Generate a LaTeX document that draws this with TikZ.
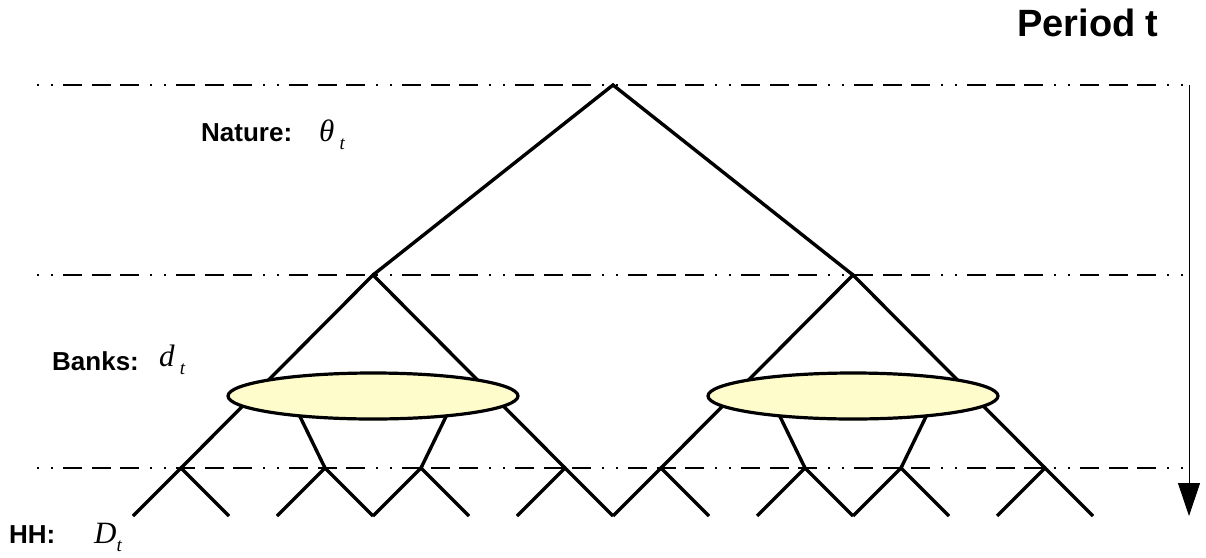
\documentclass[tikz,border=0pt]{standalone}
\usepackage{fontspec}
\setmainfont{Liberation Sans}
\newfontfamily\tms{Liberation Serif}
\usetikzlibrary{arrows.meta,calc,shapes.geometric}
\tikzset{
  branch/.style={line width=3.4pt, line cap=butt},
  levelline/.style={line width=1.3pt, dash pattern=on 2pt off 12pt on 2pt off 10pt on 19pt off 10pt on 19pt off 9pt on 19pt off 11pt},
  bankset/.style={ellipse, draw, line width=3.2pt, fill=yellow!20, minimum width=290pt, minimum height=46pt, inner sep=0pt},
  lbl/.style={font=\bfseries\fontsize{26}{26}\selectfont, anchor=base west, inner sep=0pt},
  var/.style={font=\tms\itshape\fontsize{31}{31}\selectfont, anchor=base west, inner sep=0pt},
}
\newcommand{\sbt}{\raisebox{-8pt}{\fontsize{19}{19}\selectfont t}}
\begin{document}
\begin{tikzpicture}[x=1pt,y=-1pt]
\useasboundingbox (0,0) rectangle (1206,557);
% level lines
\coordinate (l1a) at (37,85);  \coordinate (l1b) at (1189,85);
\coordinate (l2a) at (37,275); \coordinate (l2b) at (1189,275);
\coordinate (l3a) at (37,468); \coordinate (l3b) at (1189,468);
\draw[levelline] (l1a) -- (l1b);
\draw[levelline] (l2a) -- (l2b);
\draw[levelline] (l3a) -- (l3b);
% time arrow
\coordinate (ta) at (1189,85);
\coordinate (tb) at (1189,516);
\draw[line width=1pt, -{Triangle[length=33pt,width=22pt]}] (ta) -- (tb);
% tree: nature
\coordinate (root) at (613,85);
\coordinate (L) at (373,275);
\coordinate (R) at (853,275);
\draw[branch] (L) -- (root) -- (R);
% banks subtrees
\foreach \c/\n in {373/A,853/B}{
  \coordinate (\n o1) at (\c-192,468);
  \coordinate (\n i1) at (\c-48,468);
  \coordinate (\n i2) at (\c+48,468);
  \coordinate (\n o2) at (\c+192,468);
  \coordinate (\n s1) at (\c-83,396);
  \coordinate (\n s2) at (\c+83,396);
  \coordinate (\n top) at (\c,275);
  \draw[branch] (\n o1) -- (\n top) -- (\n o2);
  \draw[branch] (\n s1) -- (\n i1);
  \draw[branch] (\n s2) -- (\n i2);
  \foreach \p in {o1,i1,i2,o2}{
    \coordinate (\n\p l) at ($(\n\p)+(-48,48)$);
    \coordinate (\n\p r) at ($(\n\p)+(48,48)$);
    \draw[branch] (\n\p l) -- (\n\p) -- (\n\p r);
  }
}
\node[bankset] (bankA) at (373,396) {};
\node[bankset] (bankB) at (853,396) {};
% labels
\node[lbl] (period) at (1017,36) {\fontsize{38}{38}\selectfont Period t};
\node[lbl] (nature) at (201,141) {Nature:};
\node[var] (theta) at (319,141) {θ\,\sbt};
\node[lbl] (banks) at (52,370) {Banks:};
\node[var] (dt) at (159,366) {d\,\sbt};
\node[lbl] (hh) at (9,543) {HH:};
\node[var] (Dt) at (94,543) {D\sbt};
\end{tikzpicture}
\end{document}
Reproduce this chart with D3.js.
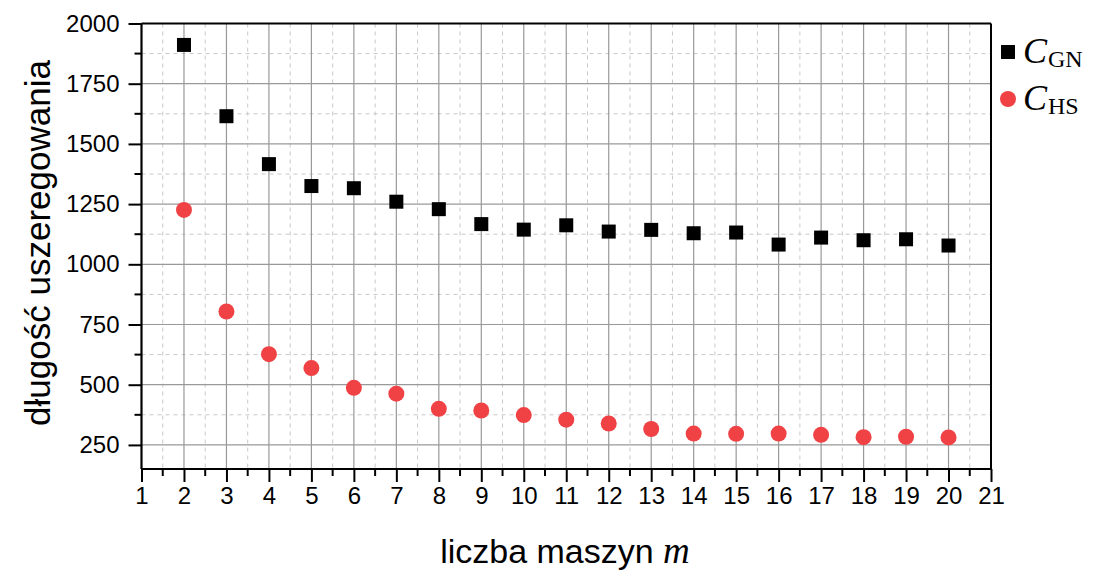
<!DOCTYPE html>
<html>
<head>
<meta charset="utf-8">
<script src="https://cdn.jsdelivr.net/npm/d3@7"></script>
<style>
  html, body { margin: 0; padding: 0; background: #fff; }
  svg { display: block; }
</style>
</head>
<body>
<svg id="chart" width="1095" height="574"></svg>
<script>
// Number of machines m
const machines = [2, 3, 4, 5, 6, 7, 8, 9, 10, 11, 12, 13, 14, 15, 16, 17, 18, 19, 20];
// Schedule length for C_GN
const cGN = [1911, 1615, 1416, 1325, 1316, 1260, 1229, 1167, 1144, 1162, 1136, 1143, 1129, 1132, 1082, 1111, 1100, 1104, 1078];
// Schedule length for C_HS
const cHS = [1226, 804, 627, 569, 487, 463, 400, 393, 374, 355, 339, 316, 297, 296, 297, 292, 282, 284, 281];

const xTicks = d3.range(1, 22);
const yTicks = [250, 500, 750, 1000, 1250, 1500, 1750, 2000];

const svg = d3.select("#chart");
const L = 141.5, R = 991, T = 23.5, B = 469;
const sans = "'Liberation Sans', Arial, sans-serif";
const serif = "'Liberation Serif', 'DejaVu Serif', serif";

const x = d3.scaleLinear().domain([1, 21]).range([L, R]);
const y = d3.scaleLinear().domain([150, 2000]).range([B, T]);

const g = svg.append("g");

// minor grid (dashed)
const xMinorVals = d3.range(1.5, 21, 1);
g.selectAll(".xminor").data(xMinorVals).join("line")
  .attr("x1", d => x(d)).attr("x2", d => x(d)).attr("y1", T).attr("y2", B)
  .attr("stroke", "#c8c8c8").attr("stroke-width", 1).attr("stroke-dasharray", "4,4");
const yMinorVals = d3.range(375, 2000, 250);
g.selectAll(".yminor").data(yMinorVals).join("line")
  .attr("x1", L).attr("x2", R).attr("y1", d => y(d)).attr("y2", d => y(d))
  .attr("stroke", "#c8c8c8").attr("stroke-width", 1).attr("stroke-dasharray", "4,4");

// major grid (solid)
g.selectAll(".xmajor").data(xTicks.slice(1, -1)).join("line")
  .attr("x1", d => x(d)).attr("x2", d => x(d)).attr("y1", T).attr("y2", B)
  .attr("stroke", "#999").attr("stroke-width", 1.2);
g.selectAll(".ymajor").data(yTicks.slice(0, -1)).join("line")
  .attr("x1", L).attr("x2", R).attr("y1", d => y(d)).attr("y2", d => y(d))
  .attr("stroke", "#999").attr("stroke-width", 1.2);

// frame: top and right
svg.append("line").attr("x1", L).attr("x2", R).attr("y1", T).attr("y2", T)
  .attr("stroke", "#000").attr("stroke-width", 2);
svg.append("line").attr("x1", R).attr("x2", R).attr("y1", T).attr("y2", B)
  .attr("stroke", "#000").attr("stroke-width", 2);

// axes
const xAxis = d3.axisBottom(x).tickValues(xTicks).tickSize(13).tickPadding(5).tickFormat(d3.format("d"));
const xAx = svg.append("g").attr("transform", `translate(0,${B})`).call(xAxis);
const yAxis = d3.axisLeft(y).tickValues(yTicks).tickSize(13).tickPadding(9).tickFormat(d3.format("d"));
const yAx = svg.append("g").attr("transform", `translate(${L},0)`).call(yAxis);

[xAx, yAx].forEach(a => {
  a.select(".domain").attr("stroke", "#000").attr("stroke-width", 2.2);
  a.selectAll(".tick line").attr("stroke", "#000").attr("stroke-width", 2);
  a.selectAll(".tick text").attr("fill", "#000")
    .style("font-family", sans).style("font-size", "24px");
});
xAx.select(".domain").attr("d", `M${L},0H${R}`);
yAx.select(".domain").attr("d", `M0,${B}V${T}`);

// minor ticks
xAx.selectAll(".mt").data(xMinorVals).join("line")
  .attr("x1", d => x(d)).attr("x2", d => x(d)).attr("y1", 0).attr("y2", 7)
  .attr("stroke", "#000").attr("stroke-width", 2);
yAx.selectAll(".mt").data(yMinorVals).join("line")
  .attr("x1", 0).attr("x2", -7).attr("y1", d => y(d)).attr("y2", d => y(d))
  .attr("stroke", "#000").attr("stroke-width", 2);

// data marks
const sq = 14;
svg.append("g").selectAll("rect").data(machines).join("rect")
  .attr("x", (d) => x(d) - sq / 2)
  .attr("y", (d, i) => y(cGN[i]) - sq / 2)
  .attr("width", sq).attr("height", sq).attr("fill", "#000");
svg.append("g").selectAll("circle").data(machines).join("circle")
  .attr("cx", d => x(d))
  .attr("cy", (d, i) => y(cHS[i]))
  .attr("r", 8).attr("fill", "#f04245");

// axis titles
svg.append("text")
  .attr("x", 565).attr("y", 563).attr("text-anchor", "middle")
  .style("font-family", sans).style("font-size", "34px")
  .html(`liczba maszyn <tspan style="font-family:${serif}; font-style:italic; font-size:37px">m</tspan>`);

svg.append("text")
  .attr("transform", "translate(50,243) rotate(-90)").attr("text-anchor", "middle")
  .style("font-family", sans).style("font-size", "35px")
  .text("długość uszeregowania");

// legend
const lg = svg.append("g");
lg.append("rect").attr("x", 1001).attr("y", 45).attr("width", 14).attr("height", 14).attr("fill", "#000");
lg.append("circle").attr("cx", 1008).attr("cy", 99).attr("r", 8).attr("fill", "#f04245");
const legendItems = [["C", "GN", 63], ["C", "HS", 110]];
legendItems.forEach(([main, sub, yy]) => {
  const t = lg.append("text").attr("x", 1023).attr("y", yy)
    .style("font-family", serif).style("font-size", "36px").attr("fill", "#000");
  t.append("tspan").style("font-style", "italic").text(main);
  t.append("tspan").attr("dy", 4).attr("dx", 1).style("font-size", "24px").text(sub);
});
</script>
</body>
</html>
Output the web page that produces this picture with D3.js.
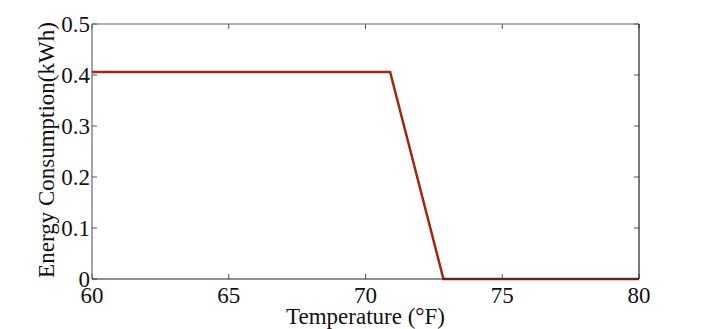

== AIM ==
Isolate the lines that hold the word "with" and copy all of them.

== THE REPLY ==
Generate a LaTeX document that draws this with TikZ.
Reproduce this chart with D3.js.
Output the web page that produces this picture with D3.js.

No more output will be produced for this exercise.